Sarah Vigeland, an astrophysicist at the University of Wisconsin, Milwaukee, and chair of NANOGrav’s Gravitational Wave Detection Working Group, is one of more than 190 researchers working on NANOGrav.
Tonia Klein
NANOGrav can’t yet make out individual gravitational wave sources. Instead, the team has found evidence for the background hum of all low-frequency gravitational waves. It’s like a buoy bouncing up and down in a busy harbor — it can’t distinguish the wake of a single boat, but its motion can reveal that there are some big objects slicing through the water.
Supermassive black holes, however, are not the only possible explanation for the background hum. Another possibility is cosmic strings. First predicted in the 1970s, these would essentially be cracks in space-time caused by the expansion of the universe. The cracks would emit gravitational waves as they spun around in loops.
“The idea of cosmic strings is you have some extension of the Standard Model [of particle physics] in which, in addition to pointlike particles, you can get strings of energy stretching out across the universe,” said John Ellis, a theoretical physicist at King’s College London and CERN who is a proponent of cosmic strings. “Those strings of energy move around and can collide, spawning loops of string that eventually collapse by emitting gravitational waves.”

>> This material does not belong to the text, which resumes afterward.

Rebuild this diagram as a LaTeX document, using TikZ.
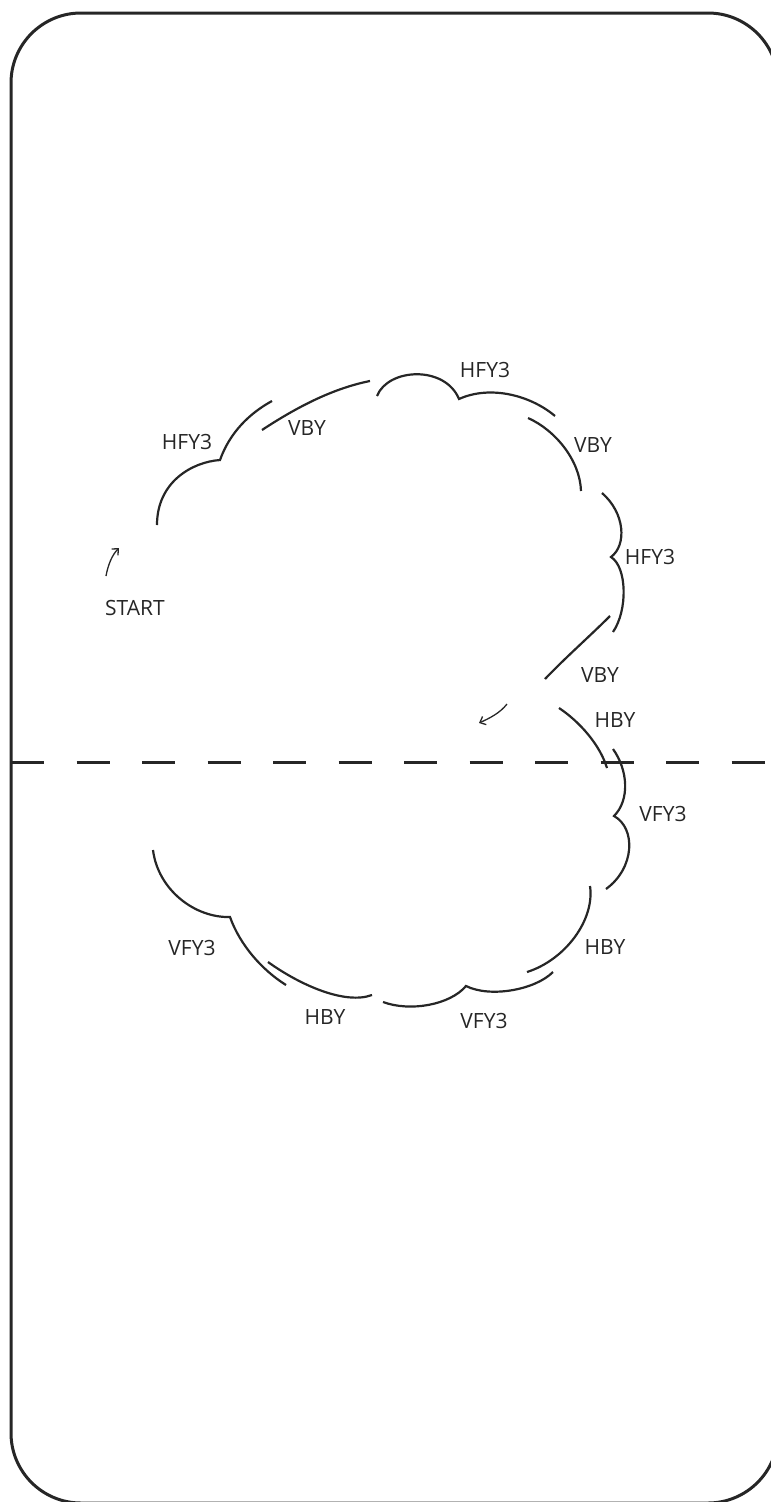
\documentclass[tikz,border=0pt]{standalone}
\usepackage{fontspec}
\setmainfont{Open Sans}
\usetikzlibrary{arrows.meta}
\begin{document}
\begin{tikzpicture}[x=1pt,y=-1pt,
  cloud/.style={line width=2.2pt,draw=black!85},
  lbl/.style={font=\fontsize{21}{24}\selectfont,text=black!85,inner sep=0pt},
  frame/.style={line width=3pt,draw=black!85,rounded corners=70pt},
  divider/.style={line width=3pt,draw=black!85,dash pattern=on 33pt off 32.5pt},
  hint/.style={line width=1.3pt,draw=black!85,-{Straight Barb[length=5pt,width=9pt]}}]
\useasboundingbox (0,0) rectangle (771,1502);
\clip (0,0) rectangle (771,1502);
\draw[frame] (11,13) rectangle (778,1503);
\draw[divider] (11,762) -- (790,762);
% upper cloud
\draw[cloud] (157,525) .. controls (157,482) and (192,462) .. (220,460)
             .. controls (230,432) and (250,413) .. (272,401);
\draw[cloud] (262,430) .. controls (300,405) and (335,388) .. (370,381);
\draw[cloud] (377,396) .. controls (388,368) and (445,365) .. (459,399)
             .. controls (490,385) and (530,395) .. (555,416);
\draw[cloud] (528,418) .. controls (555,430) and (580,460) .. (581,491);
\draw[cloud] (602,493) .. controls (625,513) and (627,545) .. (611,557)
             .. controls (627,567) and (628,610) .. (613,632);
\draw[cloud] (610,616) .. controls (590,636) and (565,658) .. (545,679);
\draw[cloud] (559,708) .. controls (580,722) and (600,745) .. (607,768);
% lower cloud
\draw[cloud] (613,749) .. controls (628,770) and (630,800) .. (614,816)
             .. controls (636,828) and (635,868) .. (606,889);
\draw[cloud] (590,886) .. controls (595,920) and (565,960) .. (527,972);
\draw[cloud] (553,972) .. controls (535,990) and (490,998) .. (466,986)
             .. controls (450,1005) and (410,1012) .. (383,1002);
\draw[cloud] (268,962) .. controls (300,985) and (345,1005) .. (372,995);
\draw[cloud] (153,850) .. controls (158,890) and (195,918) .. (230,917)
             .. controls (240,945) and (262,970) .. (286,985);
% hints
\coordinate (s1) at (106,576);
\coordinate (s2) at (119,548);
\draw[hint] (s1) .. controls (108,565) and (112,555) .. (s2);
\coordinate (e1) at (507,704);
\coordinate (e2) at (479,723);
\draw[hint] (e1) .. controls (500,713) and (490,718) .. (e2);
% labels
\node[lbl] (l1) at (187,442) {HFY3};
\node[lbl] (l2) at (307,428) {VBY};
\node[lbl] (l3) at (485,370) {HFY3};
\node[lbl] (l4) at (593,445) {VBY};
\node[lbl] (l5) at (650,557) {HFY3};
\node[lbl] (l6) at (600,675) {VBY};
\node[lbl] (l7) at (615,720) {HBY};
\node[lbl] (l8) at (663,814) {VFY3};
\node[lbl] (l9) at (605,947) {HBY};
\node[lbl] (l10) at (484,1021) {VFY3};
\node[lbl] (l11) at (325,1017) {HBY};
\node[lbl] (l12) at (192,948) {VFY3};
\node[lbl] (start) at (135,608) {START};
\end{tikzpicture}
\end{document}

While the idea is somewhat extravagant, the observations so far from NANOGrav and the other teams are consistent with what we’d expect to see from cosmic strings. “They’d be constantly wriggling, and from time to time they crack like a whip and send out gravitational wave bursts,” said Patrick Brady, an astrophysicist at the University of Wisconsin, Milwaukee. If the pulsar timing arrays don’t see individual sources start to emerge from their upcoming data, that could point toward this exotic physics beyond the Standard Model. “Cosmic strings will give you a much smoother signal,” Ellis said.
But while strings and other exotic phenomena can’t be ruled out, for now supermassive black holes are the favored explanation. “From an Occam’s razor point of view, we know galaxies merge and almost all galaxies have supermassive black holes,” Ransom said. “So we think it’s probably most likely that the signal we’re seeing is from supermassive black holes. But we could be wrong.”
Discovering a population of supermassive black hole pairs would help answer open questions in astrophysics. For example, what happens when two orbiting supermassive black holes get relatively close to each other? There were reasons to think that instead of merging, as smaller black holes do, supermassive black holes just rotate around each other forever. “This is called the last-parsec problem,” Caprini said; a parsec is a unit of distance measuring 3.26 light-years across. “It is an unsolved problem.” If pulsar timing arrays are seeing gravitational waves from these moments, however, it would be “a demonstration that two supermassive black holes do get close enough and merge,” rather than remaining in distant orbits, Caprini said.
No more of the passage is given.